1. **UAV/Drone XMP Namespaces (DJI & Autel)**: How do DJI and Autel drones embed altitude, gimbal, and RTK telemetry data? Detail the differences between standard EXIF `GPSAltitude` and custom XMP tags like `drone-dji:RelativeAltitude` or `drone-dji:AbsoluteAltitude`. How can Python (using pyexiv2 or ExifTool) reliably extract the *correct* altitude for photogrammetry when the standard EXIF is uncalibrated or conflicts with the XMP data?

2. **RTK and PPK Accuracy Flags**: How is GNSS solution type (e.g., RTK Fixed, Float, Single) recorded in EXIF/XMP by modern survey drones (DJI Mavic 3 Enterprise, Phantom 4 RTK, Autel EVO II RTK)? Provide the exact tag names and expected string/integer values. How can a script parse this to warn users if their dataset lacks RTK precision?

3. **Geospatial Overlap Analysis (2D Footprint Projection)**: Given a drone's GPS coordinate, altitude, camera FOV (calculated from focal length and sensor size), and gimbal pitch/roll/yaw (from XMP), what is the optimal algorithm in Python (e.g., using `Shapely` and `pyproj`) to project the camera's four corners onto the ground and calculate the intersection area (overlap) between consecutive photos? How can this be done performantly for thousands of images?

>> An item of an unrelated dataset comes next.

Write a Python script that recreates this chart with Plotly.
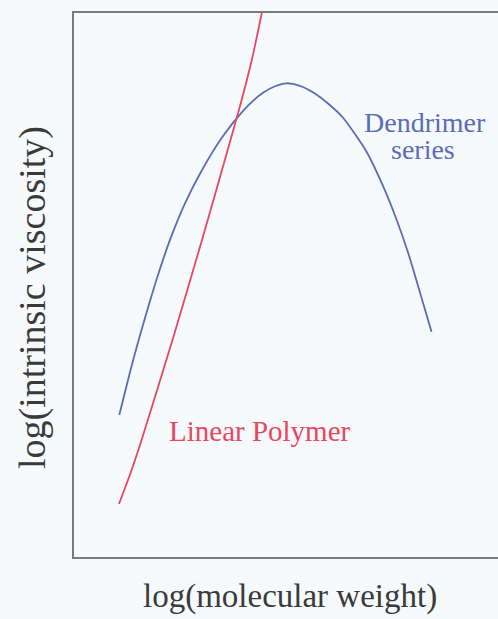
import plotly.graph_objects as go

# Dendrimer series (arbitrary log units)
dend_x = [1.068, 1.333, 1.547, 1.776, 2.019, 2.292, 2.618, 3.019, 3.502, 3.993, 4.229, 4.465,
          4.741, 5.017, 5.330, 5.644, 5.991, 6.351, 6.903, 7.295, 7.611, 7.884, 8.120, 8.432]
dend_y = [2.610, 3.438, 4.050, 4.664, 5.276, 5.888, 6.502, 7.114, 7.726, 8.206, 8.390, 8.537,
          8.654, 8.708, 8.662, 8.539, 8.336, 8.070, 7.445, 6.807, 6.195, 5.583, 4.969, 4.142]

# Linear polymer
lin_x = [1.061, 1.342, 1.594, 2.323, 3.019, 3.691, 3.922, 4.193, 4.429, 4.575]
lin_y = [0.974, 1.563, 2.151, 3.989, 5.827, 7.665, 8.309, 9.136, 10.0, 10.570]

BLUE = "#5a6cb4"
RED = "#e8485c"
FONT = "Liberation Serif"

fig = go.Figure()
fig.add_trace(go.Scatter(x=dend_x, y=dend_y, mode="lines", line=dict(color=BLUE, width=1.8, shape="spline", smoothing=0.6),
                         showlegend=False, hoverinfo="skip"))
fig.add_trace(go.Scatter(x=lin_x, y=lin_y, mode="lines", line=dict(color=RED, width=1.8, shape="spline", smoothing=0.6),
                         showlegend=False, hoverinfo="skip"))

fig.add_annotation(x=8.28, y=7.98, text="Dendrimer", showarrow=False, font=dict(family=FONT, size=28, color=BLUE),
                   xanchor="center", yanchor="middle")
fig.add_annotation(x=8.24, y=7.50, text="series", showarrow=False, font=dict(family=FONT, size=28, color=BLUE),
                   xanchor="center", yanchor="middle")
fig.add_annotation(x=4.38, y=2.32, text="Linear Polymer", showarrow=False, font=dict(family=FONT, size=29, color=RED),
                   xanchor="center", yanchor="middle")

fig.add_annotation(xref="paper", yref="paper", x=0.509, y=-0.0717, text="log(molecular weight)", showarrow=False,
                   font=dict(family=FONT, size=33, color="#3a3a3a"), xanchor="center", yanchor="middle")
fig.add_annotation(xref="paper", yref="paper", x=-0.099, y=0.476, text="log(intrinsic viscosity)", showarrow=False,
                   textangle=-90, font=dict(family=FONT, size=38, color="#3a3a3a"), xanchor="center", yanchor="middle")

fig.update_xaxes(range=[0, 10], showgrid=False, zeroline=False, showticklabels=False, ticks="",
                 showline=True, mirror=True, linecolor="#7a7a7a", linewidth=2)
fig.update_yaxes(range=[0, 10], showgrid=False, zeroline=False, showticklabels=False, ticks="",
                 showline=True, mirror=False, linecolor="#7a7a7a", linewidth=2)

fig.update_layout(width=498, height=619, margin=dict(l=74, r=0, t=13, b=62),
                  paper_bgcolor="#f6fafc", plot_bgcolor="#f6fafc")

fig.write_html("out.html", config={"displayModeBar": False},
               post_script="document.body.style.margin='0';document.body.style.background='#f6fafc';")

4. **COLMAP Camera Model Integration**: COLMAP uses a half-integer pixel center convention `(0.5, 0.5)` for its principal point, whereas OpenCV uses `(0, 0)`. When generating a `database.db` and `cameras.txt` for COLMAP from extracted EXIF data or an OpenCV calibration matrix, exactly what mathematical shift must be applied to `cx` and `cy`? What happens to the reconstruction if this 0.5-pixel shift is omitted?

5. **Direct SQLite Manipulation for COLMAP Database (`database.db`)**: Provide the exact binary BLOB format COLMAP expects for the `prior_focal_length` and `params` columns in the `cameras` table. How can Python's `sqlite3` module construct these numpy `float64` blobs correctly? Are there common endianness or struct packing pitfalls when generating a COLMAP database directly from Python without running the COLMAP executable?

6. **Image Grouping for ODM/Metashape**: For multi-flight datasets using different cameras (or the same camera model with slightly different physical properties), how should `image_groups.txt` in OpenDroneMap be generated automatically? What EXIF combinations (Make, Model, Image Size, Focal Length) are standard industry practice for defining unique calibration groups?